→ **AIM**:
Scan the listing below and copy every line holding "this".

→ **Extracted data entries**:
———

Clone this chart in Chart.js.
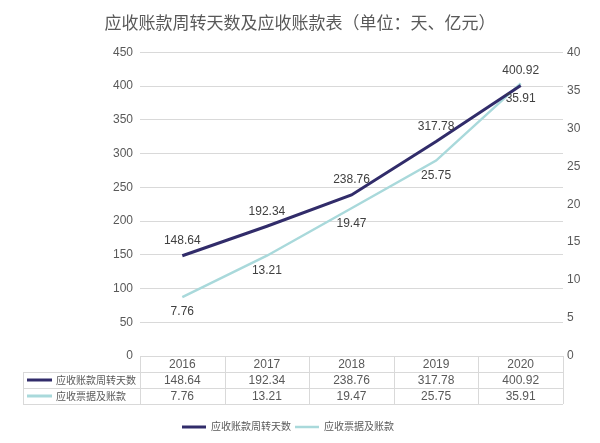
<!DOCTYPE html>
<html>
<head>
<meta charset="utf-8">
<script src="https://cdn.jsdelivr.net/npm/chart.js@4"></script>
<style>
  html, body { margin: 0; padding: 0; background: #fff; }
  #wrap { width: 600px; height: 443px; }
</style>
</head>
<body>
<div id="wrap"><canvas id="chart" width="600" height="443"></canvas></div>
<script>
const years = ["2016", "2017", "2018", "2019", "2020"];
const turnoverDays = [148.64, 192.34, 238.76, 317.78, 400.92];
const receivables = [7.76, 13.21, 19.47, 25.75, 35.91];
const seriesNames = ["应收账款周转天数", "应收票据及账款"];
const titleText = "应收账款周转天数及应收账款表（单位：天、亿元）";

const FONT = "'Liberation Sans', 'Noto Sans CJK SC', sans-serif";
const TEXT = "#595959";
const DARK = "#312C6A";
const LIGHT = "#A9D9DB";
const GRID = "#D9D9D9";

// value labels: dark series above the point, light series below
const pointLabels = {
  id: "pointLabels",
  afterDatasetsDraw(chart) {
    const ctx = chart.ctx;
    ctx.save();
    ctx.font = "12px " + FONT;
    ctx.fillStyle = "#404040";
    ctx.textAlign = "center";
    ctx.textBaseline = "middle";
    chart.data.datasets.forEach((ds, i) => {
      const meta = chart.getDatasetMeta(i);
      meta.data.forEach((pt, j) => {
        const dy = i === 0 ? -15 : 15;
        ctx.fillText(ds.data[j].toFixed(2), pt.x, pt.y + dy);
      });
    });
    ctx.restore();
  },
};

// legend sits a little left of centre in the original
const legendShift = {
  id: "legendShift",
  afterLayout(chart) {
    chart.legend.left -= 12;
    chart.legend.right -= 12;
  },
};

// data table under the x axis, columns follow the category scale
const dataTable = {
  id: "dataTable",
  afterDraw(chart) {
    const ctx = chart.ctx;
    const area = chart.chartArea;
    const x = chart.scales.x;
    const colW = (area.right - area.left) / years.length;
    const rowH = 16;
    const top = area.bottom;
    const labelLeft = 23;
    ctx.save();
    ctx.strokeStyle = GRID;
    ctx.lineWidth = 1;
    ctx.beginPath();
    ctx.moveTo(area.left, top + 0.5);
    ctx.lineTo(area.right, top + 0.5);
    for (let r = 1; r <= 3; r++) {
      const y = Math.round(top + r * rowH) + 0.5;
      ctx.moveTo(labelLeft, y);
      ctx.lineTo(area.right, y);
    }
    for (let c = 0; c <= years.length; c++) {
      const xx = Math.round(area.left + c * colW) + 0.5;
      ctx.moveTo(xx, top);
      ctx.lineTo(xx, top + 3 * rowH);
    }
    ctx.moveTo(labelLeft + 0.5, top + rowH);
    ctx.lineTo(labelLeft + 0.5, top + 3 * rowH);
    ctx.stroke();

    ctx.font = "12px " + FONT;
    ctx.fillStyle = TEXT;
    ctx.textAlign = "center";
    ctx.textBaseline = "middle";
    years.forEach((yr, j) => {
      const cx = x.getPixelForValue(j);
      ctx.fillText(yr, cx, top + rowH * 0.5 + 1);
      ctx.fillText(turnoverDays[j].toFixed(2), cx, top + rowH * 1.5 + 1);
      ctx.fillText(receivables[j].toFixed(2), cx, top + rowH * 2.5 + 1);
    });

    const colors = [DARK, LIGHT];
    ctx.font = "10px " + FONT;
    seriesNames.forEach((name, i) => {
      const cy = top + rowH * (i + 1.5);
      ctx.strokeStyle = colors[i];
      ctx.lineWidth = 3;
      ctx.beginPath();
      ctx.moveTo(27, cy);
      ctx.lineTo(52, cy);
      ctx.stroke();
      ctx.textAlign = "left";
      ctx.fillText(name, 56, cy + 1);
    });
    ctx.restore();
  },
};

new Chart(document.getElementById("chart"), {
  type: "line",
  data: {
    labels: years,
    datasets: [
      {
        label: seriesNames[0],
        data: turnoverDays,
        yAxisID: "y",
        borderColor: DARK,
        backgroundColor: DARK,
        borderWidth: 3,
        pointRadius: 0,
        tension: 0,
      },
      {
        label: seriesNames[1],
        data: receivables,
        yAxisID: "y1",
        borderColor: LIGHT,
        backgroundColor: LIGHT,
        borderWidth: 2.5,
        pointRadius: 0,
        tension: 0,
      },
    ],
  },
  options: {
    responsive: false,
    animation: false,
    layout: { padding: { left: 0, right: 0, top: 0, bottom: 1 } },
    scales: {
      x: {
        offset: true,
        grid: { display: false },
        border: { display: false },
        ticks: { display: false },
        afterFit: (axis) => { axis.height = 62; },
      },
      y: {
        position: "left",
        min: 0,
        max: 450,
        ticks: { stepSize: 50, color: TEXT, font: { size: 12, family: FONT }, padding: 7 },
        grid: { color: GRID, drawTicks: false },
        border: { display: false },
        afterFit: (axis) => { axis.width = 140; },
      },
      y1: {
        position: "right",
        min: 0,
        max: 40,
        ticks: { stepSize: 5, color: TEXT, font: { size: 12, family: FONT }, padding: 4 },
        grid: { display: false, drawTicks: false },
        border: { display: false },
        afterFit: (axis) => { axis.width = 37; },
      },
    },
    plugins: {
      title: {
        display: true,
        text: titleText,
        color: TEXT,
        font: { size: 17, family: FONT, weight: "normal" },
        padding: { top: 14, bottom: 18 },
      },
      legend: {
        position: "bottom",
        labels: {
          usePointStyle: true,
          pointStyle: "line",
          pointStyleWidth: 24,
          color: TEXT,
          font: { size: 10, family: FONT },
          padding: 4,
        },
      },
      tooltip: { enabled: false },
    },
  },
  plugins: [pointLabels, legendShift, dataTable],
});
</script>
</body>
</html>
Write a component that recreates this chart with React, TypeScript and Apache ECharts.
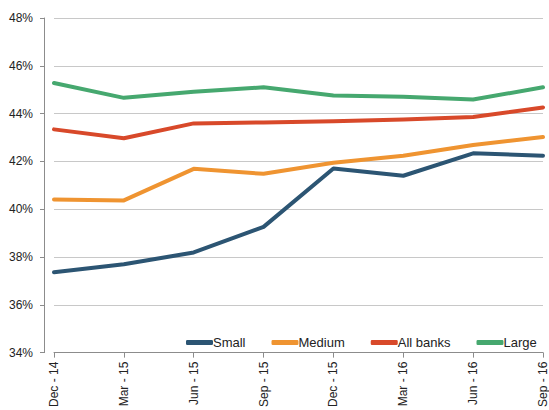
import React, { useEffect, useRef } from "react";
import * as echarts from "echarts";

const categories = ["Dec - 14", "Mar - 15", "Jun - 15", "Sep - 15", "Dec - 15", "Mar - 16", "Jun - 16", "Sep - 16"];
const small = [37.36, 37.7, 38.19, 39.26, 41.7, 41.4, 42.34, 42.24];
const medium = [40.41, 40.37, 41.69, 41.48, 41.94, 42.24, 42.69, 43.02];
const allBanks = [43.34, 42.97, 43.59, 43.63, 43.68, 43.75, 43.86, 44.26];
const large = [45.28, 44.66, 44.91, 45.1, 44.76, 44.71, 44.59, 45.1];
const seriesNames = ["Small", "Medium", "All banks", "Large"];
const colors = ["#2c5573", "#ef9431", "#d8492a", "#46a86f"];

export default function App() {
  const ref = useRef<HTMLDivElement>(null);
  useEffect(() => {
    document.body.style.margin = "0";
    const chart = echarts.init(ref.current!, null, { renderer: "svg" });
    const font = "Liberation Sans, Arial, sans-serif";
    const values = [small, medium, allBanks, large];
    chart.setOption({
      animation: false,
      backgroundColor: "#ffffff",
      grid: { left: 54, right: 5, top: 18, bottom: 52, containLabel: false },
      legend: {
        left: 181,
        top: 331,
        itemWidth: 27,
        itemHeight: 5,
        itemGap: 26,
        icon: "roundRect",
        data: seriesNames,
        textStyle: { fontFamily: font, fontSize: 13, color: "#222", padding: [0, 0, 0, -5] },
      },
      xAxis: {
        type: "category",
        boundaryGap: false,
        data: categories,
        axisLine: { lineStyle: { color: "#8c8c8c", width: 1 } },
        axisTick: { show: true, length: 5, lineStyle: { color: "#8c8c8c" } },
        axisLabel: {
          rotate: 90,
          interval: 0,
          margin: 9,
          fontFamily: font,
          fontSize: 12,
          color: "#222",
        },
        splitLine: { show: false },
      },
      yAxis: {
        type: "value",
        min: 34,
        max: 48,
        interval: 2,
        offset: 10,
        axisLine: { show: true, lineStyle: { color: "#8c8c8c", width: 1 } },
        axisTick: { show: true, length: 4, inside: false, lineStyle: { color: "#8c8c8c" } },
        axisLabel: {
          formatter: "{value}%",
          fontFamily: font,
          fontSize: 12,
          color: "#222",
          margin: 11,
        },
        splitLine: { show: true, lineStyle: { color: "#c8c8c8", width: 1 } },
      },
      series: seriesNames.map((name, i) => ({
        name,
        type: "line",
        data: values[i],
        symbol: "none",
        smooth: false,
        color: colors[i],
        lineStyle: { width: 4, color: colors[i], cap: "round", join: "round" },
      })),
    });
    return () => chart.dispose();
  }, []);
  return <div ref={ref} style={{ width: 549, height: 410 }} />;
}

———

→ **THE COMPLETED TASK**:
Clone this chart in Chart.js.
Write a component that recreates this chart with React, TypeScript and Apache ECharts.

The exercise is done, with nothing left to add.